### OBJECTIVE
In the entries below, count every line containing "with". Return the number and nothing else.

### DATA SHOWN
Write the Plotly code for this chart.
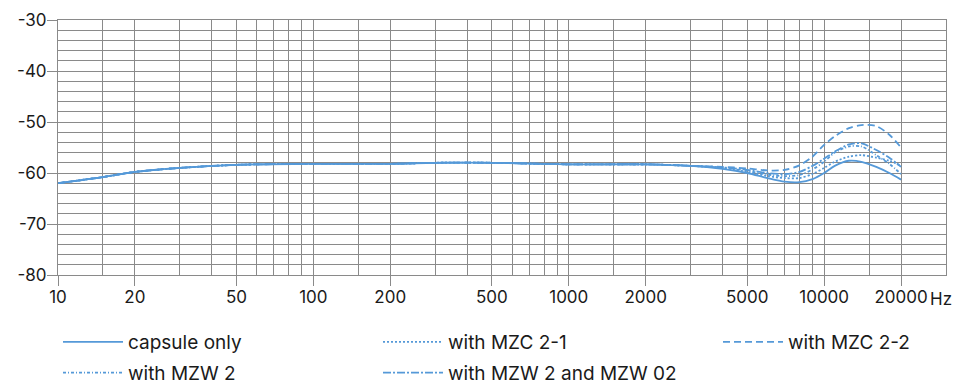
import plotly.graph_objects as go
import numpy as np

freq = [10, 15, 20, 30, 50, 100, 200, 300, 500, 1000, 2000, 3000, 4000, 5000,
        6000, 7000, 8000, 9000, 10000, 11000, 12500, 14000, 16000, 18000, 20000]

base = [-62.0, -60.8, -59.8, -59.0, -58.4, -58.2, -58.2, -58.0, -58.0, -58.3, -58.3, -58.6]

capsule_only = base + [-59.2, -60.0, -61.0, -61.7, -61.8, -61.2, -60.0, -58.6, -57.6, -57.8, -58.8, -60.0, -61.3]
mzc_2_1 = base + [-59.0, -59.8, -60.6, -61.0, -61.0, -60.2, -59.0, -57.8, -56.8, -56.5, -57.0, -57.6, -58.6]
mzc_2_2 = base + [-58.8, -59.1, -59.5, -59.4, -58.5, -56.8, -54.5, -52.8, -51.2, -50.6, -50.8, -52.5, -55.0]
mzw_2 = base + [-59.0, -59.6, -60.3, -60.6, -60.4, -59.3, -57.8, -56.0, -54.8, -54.8, -56.5, -58.2, -60.2]
mzw_2_02 = base + [-58.9, -59.4, -60.0, -60.2, -59.8, -58.6, -57.2, -55.8, -54.4, -54.2, -55.5, -57.0, -58.8]

names = ["capsule only", "with MZC 2-1", "with MZC 2-2", "with MZW 2", "with MZW 2 and MZW 02"]

x_major = [10, 20, 50, 100, 200, 500, 1000, 2000, 5000, 10000, 20000]
x_major_text = ["10", "20", "50", "100", "200", "500", "1000", "2000", "5000", "10000", "20000"]
x_minor = [15, 30, 40, 60, 70, 80, 90, 150, 300, 400, 600, 700, 800, 900,
           1500, 3000, 4000, 6000, 7000, 8000, 9000, 15000]
y_major = [-80, -70, -60, -50, -40, -30]
y_major_text = ["-80", "-70", "-60", "-50", "-40", "-30"]

color = "#5599d8"
grid = "#8a8a8a"
font = "Inter, Roboto, Arial, sans-serif"

series = [
    (names[0], capsule_only, "solid", "legend"),
    (names[3], mzw_2, "3px,2px,1px,2px", "legend"),
    (names[1], mzc_2_1, "2px,2px", "legend2"),
    (names[4], mzw_2_02, "8px,2px,2px,2px", "legend2"),
    (names[2], mzc_2_2, "7px,4px", "legend3"),
]

fig = go.Figure()
for i, (nm, ys, dash, lg) in enumerate(series):
    fig.add_trace(go.Scatter(
        x=freq, y=ys, name=nm, mode="lines", legend=lg, legendgroup=nm,
        line=dict(color=color, width=1.8, dash=dash, shape="spline", smoothing=0.8),
    ))

legend_common = dict(orientation="v", yanchor="top", xanchor="left",
                     xref="container", yref="container",
                     font=dict(family=font, size=19, color="#1a1a1a"),
                     bgcolor="rgba(0,0,0,0)", tracegroupgap=3, traceorder="grouped",
                     itemwidth=60)

ly = 1 - 323 / 385
fig.update_layout(
    width=966, height=385,
    margin=dict(l=58, r=20, t=20, b=110, autoexpand=False),
    plot_bgcolor="white", paper_bgcolor="white",
    font=dict(family=font, size=16, color="#1a1a1a"),
    showlegend=True,
    legend=dict(x=58 / 966, y=ly, **legend_common),
    legend2=dict(x=378 / 966, y=ly, **legend_common),
    legend3=dict(x=718 / 966, y=ly, **legend_common),
    xaxis=dict(
        type="log", range=[1, np.log10(30000)], automargin=False,
        tickmode="array", tickvals=x_major, ticktext=x_major_text,
        ticks="outside", ticklen=10, tickcolor=grid, tickwidth=1,
        ticklabelstandoff=-3,
        showgrid=True, gridcolor=grid, gridwidth=1,
        showline=True, linecolor=grid, linewidth=1, mirror=True,
        zeroline=False,
        tickfont=dict(family=font, size=17, color="#1a1a1a"),
        minor=dict(tickmode="array", tickvals=x_minor, showgrid=True,
                   gridcolor=grid, gridwidth=1, ticks=""),
    ),
    yaxis=dict(
        range=[-80, -30], tickmode="array", tickvals=y_major, ticktext=y_major_text,
        automargin=False,
        ticks="outside", ticklen=10, tickcolor=grid, tickwidth=1,
        ticklabelstandoff=-3,
        showgrid=True, gridcolor=grid, gridwidth=1,
        showline=True, linecolor=grid, linewidth=1, mirror=True,
        zeroline=False,
        tickfont=dict(family=font, size=17, color="#1a1a1a"),
        minor=dict(dtick=2, showgrid=True, gridcolor=grid, gridwidth=1, ticks=""),
    ),
    annotations=[dict(text="Hz", xref="paper", yref="paper", x=1, y=0,
                      xanchor="left", yanchor="top", xshift=-18, yshift=-12,
                      showarrow=False, font=dict(family=font, size=17, color="#1a1a1a"))],
)

fig.write_html("out.html", config={"displayModeBar": False},
               post_script="document.body.style.margin='0';")
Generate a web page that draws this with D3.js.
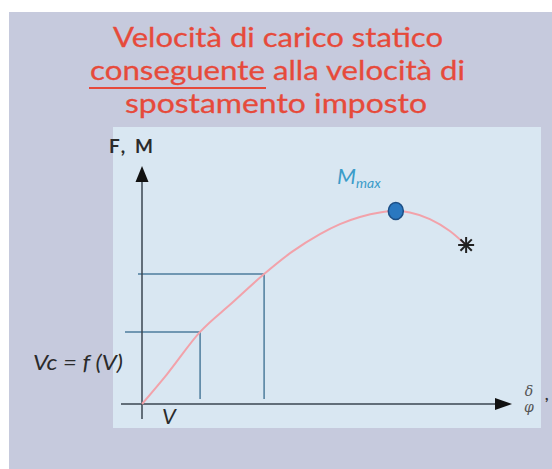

### COMPLETE RESPONSE
2